Dear Sammy,
It's September 15th, a family holiday of sorts as it's the day your Great-Uncle Kevin became an angel, your cousins Zak and Scarlet were born and the day after Aunt Jen and Uncle Chad got married (on a boat, on the ocean, at sunset.) Mommy told me you made the day your own by rolling over for the first time at 2:30 AM.
A lot has happen in the month since Pops and I visited you and your cousins and all the other people who love you. After we played with Zak and Scarlet we drove to a campground near the Delaware Water Gap in New York. Because we love history, and we were so close to the Delaware River that George Washington crossed in 1776, we went to Valley Forge National Park.
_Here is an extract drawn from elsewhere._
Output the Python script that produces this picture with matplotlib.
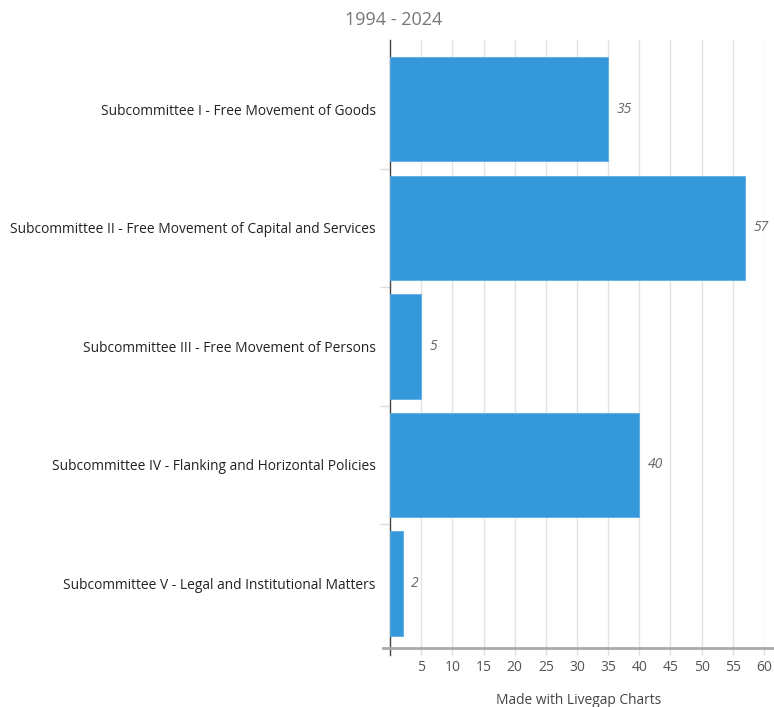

In a few years Uncle Aaron and Aunt Fran will bring you and Auggie to the Metropolitan Museum of Art where you will see a picture of George Washington Crossing the Delaware from Valley Forge, Christmas night 1776, but, this park is not about that day. It is about the cold, long winter the following year, when a group of mostly poor immigrant men and their families became the army that won the Revolutionary War. (I sent you a board book about Benjamin Franklin from the bookstore. Have you gotten it yet?)
We were having fun, Pops and I, walking Zak around the park, imagining ourselves camped there, when we came to the Memorial to the Soldiers of the Revolution. Through its arch we saw a flag at half mast and I said "I bet Senator Kennedy has died." And then I began to cry because I remembered a kindness he did for Great- Grampy Earls. It was the year I was 16 and we were on our first vacation to Cape Cod ever. Grampy wrote to the Senator and asked if we could have a tour of the Kennedy Family Compound in Hyannis to "instill a sense of history and purpose into his six youngest children". Believe it or not, the Senator answered "Yes" and would have given us the tour himself except he was in the hospital after a plane crash. The senator's brother was President Kennedy who told people to "Ask not what the country can do for you, but what you can do for your country." I bought a charm for my bracelet that day to remind myself that there are little things every one can do to make their country a better place.
Your mom and dad will teach you all they know about being good people and good citizens, and you will discover things to teach them as you get older. In the meantime, congratulations on taking your first move toward independence.